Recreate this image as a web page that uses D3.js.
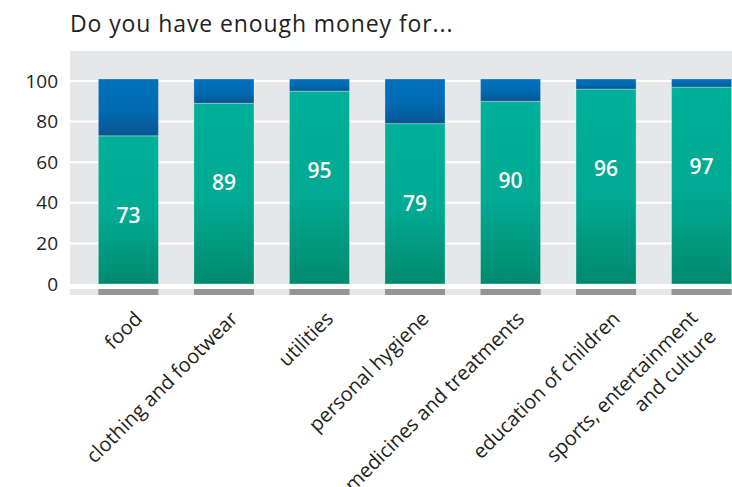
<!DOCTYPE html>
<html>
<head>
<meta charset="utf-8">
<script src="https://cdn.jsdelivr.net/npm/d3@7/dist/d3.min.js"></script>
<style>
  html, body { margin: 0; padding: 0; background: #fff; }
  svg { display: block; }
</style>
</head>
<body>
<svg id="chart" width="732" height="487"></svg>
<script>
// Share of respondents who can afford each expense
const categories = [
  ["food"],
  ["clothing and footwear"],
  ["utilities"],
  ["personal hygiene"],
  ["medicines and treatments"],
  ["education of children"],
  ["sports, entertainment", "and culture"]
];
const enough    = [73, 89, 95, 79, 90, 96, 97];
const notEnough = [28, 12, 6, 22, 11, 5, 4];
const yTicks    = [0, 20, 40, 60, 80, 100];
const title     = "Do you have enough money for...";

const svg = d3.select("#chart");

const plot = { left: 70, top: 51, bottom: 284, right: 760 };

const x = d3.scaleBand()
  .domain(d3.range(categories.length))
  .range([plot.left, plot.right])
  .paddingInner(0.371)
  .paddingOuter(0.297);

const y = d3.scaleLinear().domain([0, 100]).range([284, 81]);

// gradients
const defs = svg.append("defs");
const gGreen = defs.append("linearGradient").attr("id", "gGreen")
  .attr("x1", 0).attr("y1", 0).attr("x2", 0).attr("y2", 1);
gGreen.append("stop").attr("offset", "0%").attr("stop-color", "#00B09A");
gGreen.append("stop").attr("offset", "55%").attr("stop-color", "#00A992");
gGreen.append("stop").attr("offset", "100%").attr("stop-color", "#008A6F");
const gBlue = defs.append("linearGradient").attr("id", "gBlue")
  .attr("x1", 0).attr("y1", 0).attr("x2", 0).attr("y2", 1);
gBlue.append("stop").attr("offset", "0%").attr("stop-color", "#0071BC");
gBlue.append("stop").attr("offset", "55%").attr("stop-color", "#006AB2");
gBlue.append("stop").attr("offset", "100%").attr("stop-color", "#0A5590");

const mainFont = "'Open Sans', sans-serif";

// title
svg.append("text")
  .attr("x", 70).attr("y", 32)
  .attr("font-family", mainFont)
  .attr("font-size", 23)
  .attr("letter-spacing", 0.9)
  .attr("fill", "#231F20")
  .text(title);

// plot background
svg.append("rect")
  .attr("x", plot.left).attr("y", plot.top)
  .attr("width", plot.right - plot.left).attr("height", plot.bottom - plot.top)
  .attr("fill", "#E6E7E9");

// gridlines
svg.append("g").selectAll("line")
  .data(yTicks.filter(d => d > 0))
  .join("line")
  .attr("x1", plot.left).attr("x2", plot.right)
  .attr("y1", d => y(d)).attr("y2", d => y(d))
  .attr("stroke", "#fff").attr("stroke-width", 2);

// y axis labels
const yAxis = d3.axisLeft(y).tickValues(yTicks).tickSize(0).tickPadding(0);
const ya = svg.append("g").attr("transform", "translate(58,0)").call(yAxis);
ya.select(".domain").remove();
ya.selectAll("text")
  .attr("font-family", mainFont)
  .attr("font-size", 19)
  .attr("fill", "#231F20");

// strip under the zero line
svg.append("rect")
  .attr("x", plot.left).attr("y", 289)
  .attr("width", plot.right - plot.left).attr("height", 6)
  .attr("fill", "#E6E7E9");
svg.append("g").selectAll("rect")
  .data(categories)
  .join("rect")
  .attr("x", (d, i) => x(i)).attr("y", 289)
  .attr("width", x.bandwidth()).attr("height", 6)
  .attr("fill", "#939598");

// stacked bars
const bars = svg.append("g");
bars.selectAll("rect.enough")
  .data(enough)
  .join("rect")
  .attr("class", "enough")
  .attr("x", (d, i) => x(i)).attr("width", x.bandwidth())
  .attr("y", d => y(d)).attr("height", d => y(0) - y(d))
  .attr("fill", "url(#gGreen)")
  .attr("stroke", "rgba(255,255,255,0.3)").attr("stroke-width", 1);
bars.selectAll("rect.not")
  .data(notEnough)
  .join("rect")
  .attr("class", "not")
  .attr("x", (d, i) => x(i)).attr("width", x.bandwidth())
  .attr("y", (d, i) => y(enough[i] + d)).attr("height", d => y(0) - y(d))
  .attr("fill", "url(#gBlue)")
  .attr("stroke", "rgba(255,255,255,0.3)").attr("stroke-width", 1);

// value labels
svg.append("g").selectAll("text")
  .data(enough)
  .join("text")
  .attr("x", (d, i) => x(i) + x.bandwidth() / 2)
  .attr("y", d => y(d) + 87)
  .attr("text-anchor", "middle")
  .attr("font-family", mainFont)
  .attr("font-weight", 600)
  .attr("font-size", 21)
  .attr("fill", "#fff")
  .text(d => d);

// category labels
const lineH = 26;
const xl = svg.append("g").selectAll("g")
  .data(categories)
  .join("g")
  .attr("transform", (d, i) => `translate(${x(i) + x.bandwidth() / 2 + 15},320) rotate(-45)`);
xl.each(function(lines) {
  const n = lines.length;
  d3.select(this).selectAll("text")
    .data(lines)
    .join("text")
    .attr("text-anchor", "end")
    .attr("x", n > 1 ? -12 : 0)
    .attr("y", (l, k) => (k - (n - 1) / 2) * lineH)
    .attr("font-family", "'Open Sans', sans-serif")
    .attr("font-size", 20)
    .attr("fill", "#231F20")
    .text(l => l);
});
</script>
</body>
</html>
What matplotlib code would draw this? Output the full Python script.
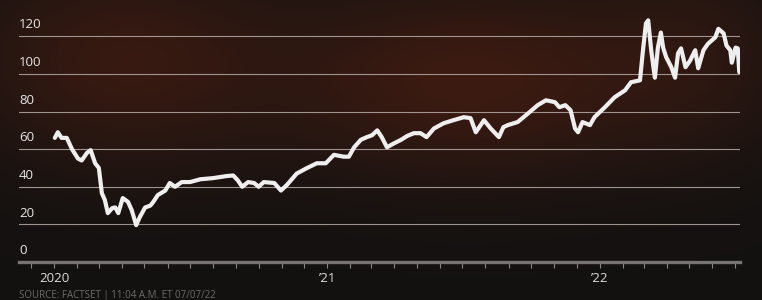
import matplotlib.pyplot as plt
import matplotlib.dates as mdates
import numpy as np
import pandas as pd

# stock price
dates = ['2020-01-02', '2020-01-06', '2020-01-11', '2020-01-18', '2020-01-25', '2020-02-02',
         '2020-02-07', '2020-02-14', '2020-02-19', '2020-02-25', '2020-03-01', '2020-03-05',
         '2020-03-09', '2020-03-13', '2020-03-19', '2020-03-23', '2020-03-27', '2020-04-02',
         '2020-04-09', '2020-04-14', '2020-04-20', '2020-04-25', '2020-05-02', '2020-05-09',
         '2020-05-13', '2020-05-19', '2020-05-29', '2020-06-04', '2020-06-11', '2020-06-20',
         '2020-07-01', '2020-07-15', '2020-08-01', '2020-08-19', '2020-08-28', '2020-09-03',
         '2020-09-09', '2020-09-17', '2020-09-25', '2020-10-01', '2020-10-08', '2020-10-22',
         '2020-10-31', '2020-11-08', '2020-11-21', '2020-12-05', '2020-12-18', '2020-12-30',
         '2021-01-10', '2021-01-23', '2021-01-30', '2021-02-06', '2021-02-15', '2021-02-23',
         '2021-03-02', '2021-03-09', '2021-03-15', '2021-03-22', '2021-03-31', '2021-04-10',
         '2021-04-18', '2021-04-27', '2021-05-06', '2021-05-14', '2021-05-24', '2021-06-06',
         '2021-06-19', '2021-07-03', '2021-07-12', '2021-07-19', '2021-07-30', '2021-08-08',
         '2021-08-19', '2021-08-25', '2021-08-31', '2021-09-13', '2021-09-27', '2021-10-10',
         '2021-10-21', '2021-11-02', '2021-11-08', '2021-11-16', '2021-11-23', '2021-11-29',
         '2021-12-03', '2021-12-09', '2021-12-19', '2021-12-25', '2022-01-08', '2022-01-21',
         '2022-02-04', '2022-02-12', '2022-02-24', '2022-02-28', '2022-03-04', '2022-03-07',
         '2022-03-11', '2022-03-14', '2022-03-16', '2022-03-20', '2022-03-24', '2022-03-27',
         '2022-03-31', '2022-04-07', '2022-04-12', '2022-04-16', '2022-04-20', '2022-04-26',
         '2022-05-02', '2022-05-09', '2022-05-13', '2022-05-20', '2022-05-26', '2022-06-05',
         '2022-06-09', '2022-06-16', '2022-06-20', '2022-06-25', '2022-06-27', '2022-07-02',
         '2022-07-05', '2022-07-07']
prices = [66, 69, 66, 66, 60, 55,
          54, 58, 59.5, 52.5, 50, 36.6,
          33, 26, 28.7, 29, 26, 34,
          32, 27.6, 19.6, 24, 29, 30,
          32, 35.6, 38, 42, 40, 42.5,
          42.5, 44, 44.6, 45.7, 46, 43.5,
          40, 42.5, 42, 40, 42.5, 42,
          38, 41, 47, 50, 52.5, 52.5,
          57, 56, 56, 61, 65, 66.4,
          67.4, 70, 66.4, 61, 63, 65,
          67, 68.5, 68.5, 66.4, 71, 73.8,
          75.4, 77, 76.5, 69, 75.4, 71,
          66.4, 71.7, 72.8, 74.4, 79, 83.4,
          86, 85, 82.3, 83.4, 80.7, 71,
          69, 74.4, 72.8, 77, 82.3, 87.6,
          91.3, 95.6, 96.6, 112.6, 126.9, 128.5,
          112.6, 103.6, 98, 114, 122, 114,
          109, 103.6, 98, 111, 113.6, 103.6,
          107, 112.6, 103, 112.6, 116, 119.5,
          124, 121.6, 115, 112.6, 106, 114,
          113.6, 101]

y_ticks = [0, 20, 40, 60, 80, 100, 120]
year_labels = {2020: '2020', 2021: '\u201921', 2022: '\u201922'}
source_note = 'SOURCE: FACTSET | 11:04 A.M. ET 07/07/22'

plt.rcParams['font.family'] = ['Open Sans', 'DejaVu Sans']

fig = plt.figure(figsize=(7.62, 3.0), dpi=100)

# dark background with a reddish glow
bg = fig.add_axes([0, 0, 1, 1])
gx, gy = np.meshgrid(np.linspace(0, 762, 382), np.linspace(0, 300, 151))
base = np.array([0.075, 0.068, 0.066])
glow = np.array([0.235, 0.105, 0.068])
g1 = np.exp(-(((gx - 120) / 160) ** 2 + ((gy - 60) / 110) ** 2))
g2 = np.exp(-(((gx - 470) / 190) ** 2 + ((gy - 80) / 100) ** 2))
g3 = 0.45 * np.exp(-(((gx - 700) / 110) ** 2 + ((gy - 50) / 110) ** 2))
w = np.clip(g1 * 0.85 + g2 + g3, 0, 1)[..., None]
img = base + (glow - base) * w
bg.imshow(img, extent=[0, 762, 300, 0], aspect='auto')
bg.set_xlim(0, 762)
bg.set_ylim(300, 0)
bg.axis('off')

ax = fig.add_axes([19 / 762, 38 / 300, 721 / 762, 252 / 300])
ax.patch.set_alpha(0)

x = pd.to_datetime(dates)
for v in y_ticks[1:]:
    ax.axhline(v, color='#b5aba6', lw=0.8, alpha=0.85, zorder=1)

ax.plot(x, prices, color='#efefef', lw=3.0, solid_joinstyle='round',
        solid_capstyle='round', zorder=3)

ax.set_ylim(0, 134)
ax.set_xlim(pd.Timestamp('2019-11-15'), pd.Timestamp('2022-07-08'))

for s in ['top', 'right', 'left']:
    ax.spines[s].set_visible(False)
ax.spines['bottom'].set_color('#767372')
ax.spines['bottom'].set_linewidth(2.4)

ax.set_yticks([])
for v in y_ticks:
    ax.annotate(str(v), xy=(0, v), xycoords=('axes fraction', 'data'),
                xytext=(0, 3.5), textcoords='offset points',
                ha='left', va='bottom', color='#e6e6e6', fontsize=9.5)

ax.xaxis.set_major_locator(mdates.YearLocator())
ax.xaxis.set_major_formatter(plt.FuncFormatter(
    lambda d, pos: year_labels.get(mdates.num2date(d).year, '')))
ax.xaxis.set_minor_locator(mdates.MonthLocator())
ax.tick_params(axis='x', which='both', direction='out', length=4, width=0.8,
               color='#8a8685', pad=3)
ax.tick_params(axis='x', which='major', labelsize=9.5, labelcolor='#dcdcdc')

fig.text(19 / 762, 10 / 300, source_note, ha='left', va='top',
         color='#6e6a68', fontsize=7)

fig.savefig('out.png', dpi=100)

+ + + +

Instructions to follow: Your task is to restate word for word the lines from the top of the data to the line containing "const y = d3.scaleLinear().domain([0, 100]).range([284, 81]);", both ends included, with every picture left out.

Output for this task:
Recreate this image as a web page that uses D3.js.
<!DOCTYPE html>
<html>
<head>
<meta charset="utf-8">
<script src="https://cdn.jsdelivr.net/npm/d3@7/dist/d3.min.js"></script>
<style>
  html, body { margin: 0; padding: 0; background: #fff; }
  svg { display: block; }
</style>
</head>
<body>
<svg id="chart" width="732" height="487"></svg>
<script>
// Share of respondents who can afford each expense
const categories = [
  ["food"],
  ["clothing and footwear"],
  ["utilities"],
  ["personal hygiene"],
  ["medicines and treatments"],
  ["education of children"],
  ["sports, entertainment", "and culture"]
];
const enough    = [73, 89, 95, 79, 90, 96, 97];
const notEnough = [28, 12, 6, 22, 11, 5, 4];
const yTicks    = [0, 20, 40, 60, 80, 100];
const title     = "Do you have enough money for...";

const svg = d3.select("#chart");

const plot = { left: 70, top: 51, bottom: 284, right: 760 };

const x = d3.scaleBand()
  .domain(d3.range(categories.length))
  .range([plot.left, plot.right])
  .paddingInner(0.371)
  .paddingOuter(0.297);

const y = d3.scaleLinear().domain([0, 100]).range([284, 81]);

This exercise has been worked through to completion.